*Data shown*:

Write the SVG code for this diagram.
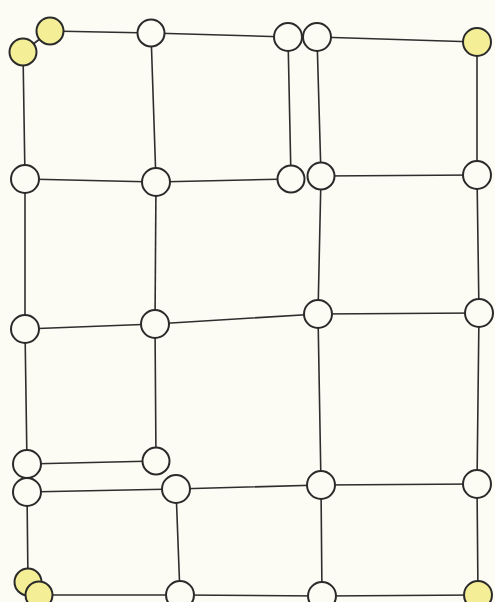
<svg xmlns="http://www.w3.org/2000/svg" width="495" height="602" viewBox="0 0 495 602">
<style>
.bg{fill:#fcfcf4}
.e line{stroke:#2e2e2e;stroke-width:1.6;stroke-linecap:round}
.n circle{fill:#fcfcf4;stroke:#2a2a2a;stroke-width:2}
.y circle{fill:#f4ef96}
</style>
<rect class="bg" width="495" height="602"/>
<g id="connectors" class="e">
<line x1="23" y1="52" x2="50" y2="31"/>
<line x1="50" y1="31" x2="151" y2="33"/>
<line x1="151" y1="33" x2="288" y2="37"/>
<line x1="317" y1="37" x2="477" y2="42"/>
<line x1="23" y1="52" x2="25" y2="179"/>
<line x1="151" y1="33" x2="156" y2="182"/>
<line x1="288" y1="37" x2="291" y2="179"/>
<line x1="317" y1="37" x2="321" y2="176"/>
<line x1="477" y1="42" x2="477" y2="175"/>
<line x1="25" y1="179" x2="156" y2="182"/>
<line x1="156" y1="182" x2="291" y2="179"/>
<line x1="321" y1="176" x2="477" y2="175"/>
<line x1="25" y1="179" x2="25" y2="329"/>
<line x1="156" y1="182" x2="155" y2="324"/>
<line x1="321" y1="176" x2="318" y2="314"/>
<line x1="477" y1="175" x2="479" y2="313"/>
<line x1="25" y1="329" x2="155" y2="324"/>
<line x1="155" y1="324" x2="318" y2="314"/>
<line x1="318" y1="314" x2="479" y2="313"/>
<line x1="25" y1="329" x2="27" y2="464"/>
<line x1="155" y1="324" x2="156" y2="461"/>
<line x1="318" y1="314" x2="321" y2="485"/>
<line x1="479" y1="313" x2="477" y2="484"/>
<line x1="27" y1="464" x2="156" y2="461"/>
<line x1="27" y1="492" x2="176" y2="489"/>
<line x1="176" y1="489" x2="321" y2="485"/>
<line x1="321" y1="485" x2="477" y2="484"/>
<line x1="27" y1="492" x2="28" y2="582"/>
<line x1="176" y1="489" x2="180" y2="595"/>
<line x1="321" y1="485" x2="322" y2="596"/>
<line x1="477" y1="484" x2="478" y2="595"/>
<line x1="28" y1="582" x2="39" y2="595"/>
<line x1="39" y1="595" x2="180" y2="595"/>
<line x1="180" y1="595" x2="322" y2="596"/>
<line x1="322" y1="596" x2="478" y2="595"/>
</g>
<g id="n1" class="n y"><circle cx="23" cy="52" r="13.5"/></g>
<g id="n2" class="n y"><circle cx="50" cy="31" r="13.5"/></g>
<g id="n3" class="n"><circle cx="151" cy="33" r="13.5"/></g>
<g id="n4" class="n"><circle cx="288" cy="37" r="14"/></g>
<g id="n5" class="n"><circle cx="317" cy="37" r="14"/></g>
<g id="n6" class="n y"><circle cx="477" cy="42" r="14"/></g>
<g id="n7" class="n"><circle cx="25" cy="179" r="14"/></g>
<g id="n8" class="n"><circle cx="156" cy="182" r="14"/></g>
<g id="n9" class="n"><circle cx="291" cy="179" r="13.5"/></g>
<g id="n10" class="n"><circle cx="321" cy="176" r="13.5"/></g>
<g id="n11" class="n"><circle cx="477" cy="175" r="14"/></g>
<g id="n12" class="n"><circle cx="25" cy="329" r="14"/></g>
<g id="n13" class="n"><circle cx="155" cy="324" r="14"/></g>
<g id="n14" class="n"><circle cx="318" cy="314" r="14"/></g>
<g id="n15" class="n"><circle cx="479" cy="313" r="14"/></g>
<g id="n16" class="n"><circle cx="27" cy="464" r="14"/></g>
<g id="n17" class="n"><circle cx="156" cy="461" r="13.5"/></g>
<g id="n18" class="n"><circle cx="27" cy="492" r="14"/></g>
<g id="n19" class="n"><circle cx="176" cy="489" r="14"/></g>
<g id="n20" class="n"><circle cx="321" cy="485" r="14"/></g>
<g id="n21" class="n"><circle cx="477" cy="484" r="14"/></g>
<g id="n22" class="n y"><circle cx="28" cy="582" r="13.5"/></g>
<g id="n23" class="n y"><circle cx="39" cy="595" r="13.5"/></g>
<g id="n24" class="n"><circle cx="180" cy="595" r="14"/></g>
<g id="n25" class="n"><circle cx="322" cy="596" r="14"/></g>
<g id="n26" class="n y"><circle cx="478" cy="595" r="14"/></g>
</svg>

*Goal*: Copy every line of the data exactly as written, excluding the pictures.

*Complete output*:
Write the SVG code for this diagram.
<svg xmlns="http://www.w3.org/2000/svg" width="495" height="602" viewBox="0 0 495 602">
<style>
.bg{fill:#fcfcf4}
.e line{stroke:#2e2e2e;stroke-width:1.6;stroke-linecap:round}
.n circle{fill:#fcfcf4;stroke:#2a2a2a;stroke-width:2}
.y circle{fill:#f4ef96}
</style>
<rect class="bg" width="495" height="602"/>
<g id="connectors" class="e">
<line x1="23" y1="52" x2="50" y2="31"/>
<line x1="50" y1="31" x2="151" y2="33"/>
<line x1="151" y1="33" x2="288" y2="37"/>
<line x1="317" y1="37" x2="477" y2="42"/>
<line x1="23" y1="52" x2="25" y2="179"/>
<line x1="151" y1="33" x2="156" y2="182"/>
<line x1="288" y1="37" x2="291" y2="179"/>
<line x1="317" y1="37" x2="321" y2="176"/>
<line x1="477" y1="42" x2="477" y2="175"/>
<line x1="25" y1="179" x2="156" y2="182"/>
<line x1="156" y1="182" x2="291" y2="179"/>
<line x1="321" y1="176" x2="477" y2="175"/>
<line x1="25" y1="179" x2="25" y2="329"/>
<line x1="156" y1="182" x2="155" y2="324"/>
<line x1="321" y1="176" x2="318" y2="314"/>
<line x1="477" y1="175" x2="479" y2="313"/>
<line x1="25" y1="329" x2="155" y2="324"/>
<line x1="155" y1="324" x2="318" y2="314"/>
<line x1="318" y1="314" x2="479" y2="313"/>
<line x1="25" y1="329" x2="27" y2="464"/>
<line x1="155" y1="324" x2="156" y2="461"/>
<line x1="318" y1="314" x2="321" y2="485"/>
<line x1="479" y1="313" x2="477" y2="484"/>
<line x1="27" y1="464" x2="156" y2="461"/>
<line x1="27" y1="492" x2="176" y2="489"/>
<line x1="176" y1="489" x2="321" y2="485"/>
<line x1="321" y1="485" x2="477" y2="484"/>
<line x1="27" y1="492" x2="28" y2="582"/>
<line x1="176" y1="489" x2="180" y2="595"/>
<line x1="321" y1="485" x2="322" y2="596"/>
<line x1="477" y1="484" x2="478" y2="595"/>
<line x1="28" y1="582" x2="39" y2="595"/>
<line x1="39" y1="595" x2="180" y2="595"/>
<line x1="180" y1="595" x2="322" y2="596"/>
<line x1="322" y1="596" x2="478" y2="595"/>
</g>
<g id="n1" class="n y"><circle cx="23" cy="52" r="13.5"/></g>
<g id="n2" class="n y"><circle cx="50" cy="31" r="13.5"/></g>
<g id="n3" class="n"><circle cx="151" cy="33" r="13.5"/></g>
<g id="n4" class="n"><circle cx="288" cy="37" r="14"/></g>
<g id="n5" class="n"><circle cx="317" cy="37" r="14"/></g>
<g id="n6" class="n y"><circle cx="477" cy="42" r="14"/></g>
<g id="n7" class="n"><circle cx="25" cy="179" r="14"/></g>
<g id="n8" class="n"><circle cx="156" cy="182" r="14"/></g>
<g id="n9" class="n"><circle cx="291" cy="179" r="13.5"/></g>
<g id="n10" class="n"><circle cx="321" cy="176" r="13.5"/></g>
<g id="n11" class="n"><circle cx="477" cy="175" r="14"/></g>
<g id="n12" class="n"><circle cx="25" cy="329" r="14"/></g>
<g id="n13" class="n"><circle cx="155" cy="324" r="14"/></g>
<g id="n14" class="n"><circle cx="318" cy="314" r="14"/></g>
<g id="n15" class="n"><circle cx="479" cy="313" r="14"/></g>
<g id="n16" class="n"><circle cx="27" cy="464" r="14"/></g>
<g id="n17" class="n"><circle cx="156" cy="461" r="13.5"/></g>
<g id="n18" class="n"><circle cx="27" cy="492" r="14"/></g>
<g id="n19" class="n"><circle cx="176" cy="489" r="14"/></g>
<g id="n20" class="n"><circle cx="321" cy="485" r="14"/></g>
<g id="n21" class="n"><circle cx="477" cy="484" r="14"/></g>
<g id="n22" class="n y"><circle cx="28" cy="582" r="13.5"/></g>
<g id="n23" class="n y"><circle cx="39" cy="595" r="13.5"/></g>
<g id="n24" class="n"><circle cx="180" cy="595" r="14"/></g>
<g id="n25" class="n"><circle cx="322" cy="596" r="14"/></g>
<g id="n26" class="n y"><circle cx="478" cy="595" r="14"/></g>
</svg>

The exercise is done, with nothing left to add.